“Miss, is this a formative or a summative?”
That word: formative. In my classroom, it’s almost as bad as that other f-word. (Likewise, the s-word is summative.)
Over the past few years, I have been asked that question more often than I can count. What most students really mean by that is: “Is this graded?”, which is code for: “How much effort do I really need to put into this task?” or “Should I worry about this? How much will it hurt me?”
Assessment itself is such a huge, nebulous concept, and I could never distill everything that has been researched and written about assessment into one blog post. Besides, there are many, many experts who have devoted their careers to assessment who could probably say it much better than I. But if I could sum up everything I have learned about assessment through my own research and practice, it would be this: Assessment is not a thing, it is a process, and the language we use to describe elements of the assessment process matter.

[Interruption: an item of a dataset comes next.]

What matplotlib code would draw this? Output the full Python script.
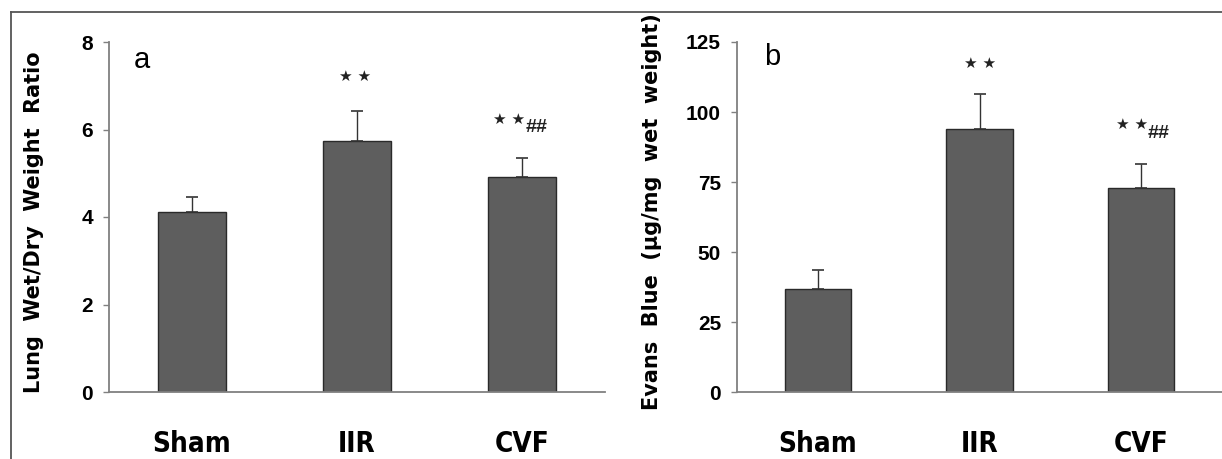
import matplotlib
matplotlib.use("Agg")
import matplotlib.pyplot as plt
from matplotlib import font_manager
from matplotlib.font_manager import FontProperties

categories = ["Sham", "IIR", "CVF"]
ratio_vals = [4.11, 5.73, 4.92]
ratio_err = [0.34, 0.69, 0.44]
evans_vals = [36.8, 93.9, 72.8]
evans_err = [6.8, 12.6, 8.6]
ratio_ticks = [0, 2, 4, 6, 8]
evans_ticks = [0, 25, 50, 75, 100, 125]

# find a narrow bold font if present
narrow_fp = None
for f in font_manager.fontManager.ttflist:
    fn = f.fname.lower()
    if ("narrow" in fn or "condensed" in fn) and "bold" in fn and "italic" not in fn and "oblique" not in fn:
        if "liberation" in fn or "dejavu" in fn or "arial" in fn:
            narrow_fp = f.fname
            break
if narrow_fp:
    xtick_fp = FontProperties(fname=narrow_fp, size=20)
else:
    xtick_fp = FontProperties(family="Liberation Sans", weight="bold", size=18)

W, H = 1222, 459
fig = plt.figure(figsize=(W / 100, H / 100), dpi=100)

# outer frame lines (top and left)
fig.add_artist(plt.Line2D([10.5 / W, 10.5 / W], [0, 1 - 12 / H], transform=fig.transFigure,
                          color="#555555", lw=1.3))
fig.add_artist(plt.Line2D([10.5 / W, 1], [1 - 12 / H, 1 - 12 / H], transform=fig.transFigure,
                          color="#555555", lw=1.3))

bar_color = "#5e5e5e"
axis_color = "#808080"


def make_panel(rect, vals, errs, ticks, ylim, ylabel, label_xy, letter, letter_xy, ann):
    ax = fig.add_axes(rect)
    x = list(range(len(categories)))
    ax.bar(x, vals, width=0.41, color=bar_color, edgecolor="#2a2a2a", linewidth=1.0, zorder=2)
    ax.errorbar(x, vals, yerr=[[0] * len(errs), errs], fmt="none", ecolor="#333333",
                elinewidth=1.0, capsize=4, capthick=1.2, zorder=3)
    ax.set_ylim(*ylim)
    ax.set_xlim(-0.5, 2.5)
    ax.set_yticks(ticks)
    ax.set_yticklabels([str(t) for t in ticks], fontfamily="Liberation Sans",
                       fontweight="bold", fontsize=15)
    ax.set_xticks(x)
    ax.set_xticklabels(categories)
    for lab in ax.get_xticklabels():
        lab.set_fontproperties(xtick_fp)
    ax.tick_params(axis="x", length=0, pad=27)
    ax.tick_params(axis="y", length=4.5, width=1, color=axis_color, pad=7, direction="out")
    for s in ["top", "right"]:
        ax.spines[s].set_visible(False)
    for s in ["left", "bottom"]:
        ax.spines[s].set_color(axis_color)
        ax.spines[s].set_linewidth(1.3)
    ax.set_facecolor("none")
    fig.text(label_xy[0] / W, 1 - label_xy[1] / H, ylabel, rotation=90, ha="center", va="center",
             fontfamily="DejaVu Sans", fontweight="bold", fontsize=15)
    fig.text(letter_xy[0] / W, 1 - letter_xy[1] / H, letter, fontsize=21,
             fontfamily="Liberation Sans", va="center", ha="center")
    for xi, yv, dx, sub in ann:
        ax.annotate("★ ★", xy=(xi, yv), xytext=(dx, 0), textcoords="offset pixels",
                    ha="center", va="center", fontsize=11, fontfamily="DejaVu Sans", color="#222222")
        if sub:
            ax.annotate(sub[0], xy=(xi, yv), xytext=(sub[1], sub[2]), textcoords="offset pixels",
                        ha="center", va="center", fontsize=14, fontfamily="Liberation Sans",
                        fontweight="bold", color="#222222")
    return ax


# Panel a: y 0 at 392 px, 8 at 42 px
make_panel([109 / W, 1 - 392 / H, 496 / W, 350 / H], ratio_vals, ratio_err, ratio_ticks, (0, 8),
           "Lung  Wet/Dry  Weight  Ratio", (34, 222), "a", (142, 60),
           [(1, 7.22, -2, None), (2, 6.24, -13, ("##", 14, -9))])

# Panel b: y 0 at 392 px, 125 at 42 px
make_panel([737 / W, 1 - 392 / H, 485 / W, 350 / H], evans_vals, evans_err, evans_ticks, (0, 125),
           "Evans  Blue  (µg/mg  wet  weight)", (652, 212), "b", (772, 57),
           [(1, 117.3, 1, None), (2, 95.4, -9, ("##", 17, -9))])

fig.savefig("out.png", dpi=100)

I wonder how this language started to creep into classroom discourse. Was it students who picked up on teachers’ lingo and appropriated it for their own use, or the other way around? It’s kind of a chicken and egg scenario. I know that, as a student myself, I was never aware of the words formative and summative. I guess the closest equivalent would have been classwork versus tests. I always knew tests counted for more, but in the US public school system I attended (the same system in which I started my teaching career), every single piece of work that a student produced was graded (i.e., summative, an assessment of learning). Because of this, tasks were often designed to be enable teachers to provide the quickest possible feedback, which very often did not help students move forward in their learning. Looking back now, I wonder how many students I shortchanged because of the way the system was designed. I’m not sure if this has changed since I left the US in 2006 (I certainly hope it has!), but when I started teaching within the IB system over a decade ago, I suddenly felt a sense of liberation: I could actually focus on students’ learning as opposed to merely making judgements.
The idealist in me would like to believe that grades don’t matter, that they are just like mile markers; grades themselves are not the destination. But the realist in me knows that grades do matter because universities and other external agencies often place more value on the number than on the learner.
I know that this obsession with grades is part of a wider issue related to learning cultures (micro and macro: from the classroom all the way up to the national level), but I also know that our language plays a role, and if we can be more mindful of the way we talk about assessment, then perhaps we can start to change mindsets. And if we, as teachers, keep referring to formative tasks or summative tasks, we will never get students to see assessment as anything more than a single event.